Dimanche Ouest France (Côtes-d'Armor)
Ils créent des décors d’expositions en seconde main
L’initiative. C’est le pari d’Alexandra Le Gros et Kévin Lemétayer, deux jeunes associés à la Volumerie de Broons : faire des décors d’expositions avec des matériaux jetés par les musées eux-mêmes.
La scène les a choqués. Une grande benne avec les restes d’une exposition temporaire au musée de Bretagne. « On a demandé si on pouvait se servir et on l’a fait », lance Alexandra, à la tête de l’atelier de scénographie la Volumerie, à Broons. Elle était venue installer un de ses premiers décors d’expositions avec son associé Kévin Lemétayer. Ils sont repartis avec des matériaux et une idée.
Depuis ce jour de 2017, ils ne conceptualisent et réalisent que des créations, des décors d’expositions aux mobiliers, en passant par l’aménagement de lieux originaux, avec les modules habituellement jetés par les musées. Une première dans le monde dans lequel ils évoluent.
« Des Robins des bois »
Cette décision ne rend pas leur travail plus facile. « Les matériaux neufs sont calibrés, donc les logiciels font quasiment tous les calculs. Nous, on doit constamment s’adapter car on fait avec ce que l’on a. » Mais ça stimule le binôme de créateurs. « On apprend tout le temps, il n’y a pas de quotidien, dit en souriant la scénographe. À chaque projet, on reprend
à zéro. »
Malgré les clichés, ce n’est pas non plus moins cher. Les associés doivent louer, en plus de leur hangar de 200 m² dédié à la création, « un espace tampon » de 500 m² dans la commune voisine. Ils y stockent les matériaux récupérés partout en France avant de les réutiliser dans une nouvelle création. « On est comme des Robins des bois, on redistribue les ressources allouées entre les musées », déclare Alexandra Le Gros, en faisant allusion aux subventions souvent supérieures pour la culture dans la capitale.
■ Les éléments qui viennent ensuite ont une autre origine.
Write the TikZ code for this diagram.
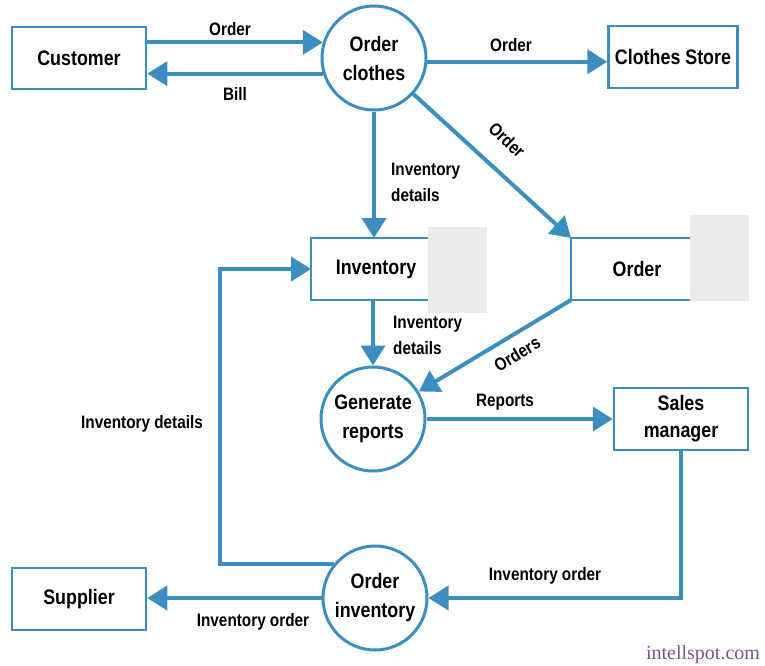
\documentclass[tikz,border=0pt]{standalone}
\usepackage{fontspec}
\setmainfont{Liberation Sans}[FakeStretch=0.85]
\newfontfamily\wmfont{Liberation Serif}
\usetikzlibrary{arrows.meta}
\definecolor{dfdblue}{RGB}{58,143,192}
\definecolor{storegray}{RGB}{235,235,237}
\definecolor{wmpurple}{RGB}{128,80,140}
\tikzset{
  x=1pt,y=-1pt,
  box/.style={draw=dfdblue,line width=2.5pt,fill=white,minimum width=134pt,minimum height=62pt,align=center,inner sep=2pt,
    font=\fontsize{21}{27}\selectfont\bfseries},
  proc/.style={circle,draw=dfdblue,line width=3pt,fill=white,minimum size=104pt,align=center,inner sep=0pt,
    font=\fontsize{21}{29}\selectfont\bfseries},
  storetext/.style={font=\fontsize{21}{27}\selectfont\bfseries},
  storeline/.style={draw=dfdblue,line width=2.5pt},
  graybox/.style={fill=storegray,draw=none},
  arr/.style={draw=dfdblue,line width=4pt,-{Triangle[length=20pt,width=24pt]}},
  lbl/.style={font=\fontsize{18}{26}\selectfont\bfseries,inner sep=1pt,align=left},
}
\begin{document}
\begin{tikzpicture}
\useasboundingbox (0,0) rectangle (765,665);
% entities and processes
\node[box] (cust) at (79,58) {Customer};
\node[proc] (oc) at (374,58) {Order\\clothes};
\node[box,minimum width=129pt] (cs) at (673,57) {Clothes Store};
\node[proc] (gr) at (373,419) {Generate\\reports};
\node[box] (sm) at (681,419) {Sales\\manager};
\node[proc] (oi) at (375,598) {Order\\inventory};
\node[box] (sup) at (79,599) {Supplier};
% data stores
\coordinate (invNW) at (311,238);
\coordinate (invSW) at (311,300);
\coordinate (invNE) at (440,238);
\coordinate (invSE) at (440,300);
\coordinate (invW) at (311,269);
\draw[storeline] (invNE) -- (invNW) -- (invSW) -- (invSE);
\fill[graybox] (428,227) rectangle (487,313);
\node[storetext] (invt) at (376,269) {Inventory};
\coordinate (ordNW) at (571,238);
\coordinate (ordSW) at (571,300);
\coordinate (ordNE) at (705,238);
\coordinate (ordSE) at (705,300);
\draw[storeline] (ordNE) -- (ordNW) -- (ordSW) -- (ordSE);
\fill[graybox] (690,215) rectangle (749,301);
\node[storetext] (ordt) at (637,269) {Order};
% flows
\draw[arr] (cust.east |- oc.163) -- (oc.163);
\draw[arr] (oc.197) -- (cust.east |- oc.197);
\draw[arr] (oc.-4) -- (cs.west |- oc.-4);
\draw[arr] (oc) -- (ordNW);
\draw[arr] (oc.south) -- (oc.south |- invNW);
\draw[arr] (gr.north |- invSW) -- (gr.north);
\draw[arr] (ordSW) -- (gr);
\draw[arr] (gr.east) -- (sm.west |- gr.east);
\draw[arr] (sm.south) |- (oi.east);
\draw[arr] (oi.west) -- (sup.east |- oi.west);
\coordinate (loopc) at (220,269);
\draw[arr] (oi.140) -| (loopc) -- (invW);
% labels
\node[lbl] (l1) at (230,29) {Order};
\node[lbl] (l2) at (235,94) {Bill};
\node[lbl] (l3) at (511,45) {Order};
\node[lbl,rotate=-43] (l4) at (507,140) {Order};
\node[lbl,anchor=west] (l5) at (390,182) {Inventory\\details};
\node[lbl,anchor=west] (l6) at (392,335) {Inventory\\details};
\node[lbl,rotate=31] (l7) at (517,354) {Orders};
\node[lbl] (l8) at (505,402) {Reports};
\node[lbl] (l9) at (142,424) {Inventory details};
\node[lbl] (l10) at (545,576) {Inventory order};
\node[lbl] (l11) at (253,622) {Inventory order};
\node[font=\wmfont\fontsize{20}{22}\selectfont,text=wmpurple,inner sep=0pt] (wm) at (703,655) {intellspot.com};
\end{tikzpicture}
\end{document}
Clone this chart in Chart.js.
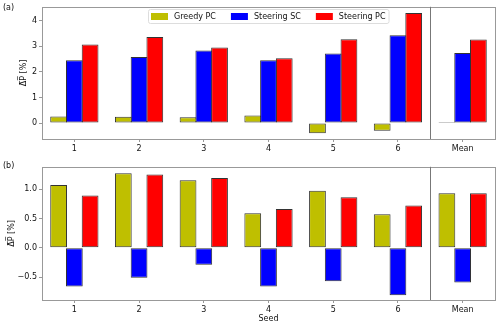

Le pari a fini par payer au moment de l’épidémie de Covid-19 en 2020. Le premier déconfinement a eu lieu en mai, quelques semaines avant les traditionnelles expositions temporaires d’été. « On avait signé des contrats avant les restrictions et on a pu les honorer parce que nous avions
les matériaux alors que les autres subissaient les pénuries. »
Un nouveau métier
Depuis, la Volumerie est passée de deux à dix personnes. Certaines ont un métier totalement inédit. « On a deux valoristes : ils sont chargés de récupérer la matière, la stocker et avoir une vue d’ensemble sur l’inventaire pour dire ce que l’on peut faire ou non », détaille Alexandra Le Gros.
Malgré des fiches de postes définies, tout le monde touche à tout. « Les menuisiers font de la 3D, les scénographes ont des bases en menuiserie… », raconte-t- elle. Essentiel pour communiquer et comprendre les contraintes des uns et des autres pendant la réalisation d’un projet.
Très utile, aussi, en ce mois de janvier. Car la joyeuse bande s’attelle à
un projet totalement différent de celui de son quotidien. « Nous sommes en train de réaménager les espaces à côté du hangar pour y amener nos bureaux auparavant installés à Rennes. » Ce lieu va permettre de réunir toutes les équipes, mais aussi être un showroom pour leurs futurs clients : « On va créer, avec nos matériaux, des meubles qui représenteront notre style. »
Pour ce chantier où règne seconde main et entraide, la Volumerie avait fait appel à un financement participatif et a collecté 5 600 €. « On a aussi obtenu des soutiens moraux », raconte Alexandra Le Gros.
L’atelier, qui ouvre déjà tous les vendredis soir ses portes pour prêter ses outils, va organiser un chantier participatif pendant l’été, afin de finir les travaux.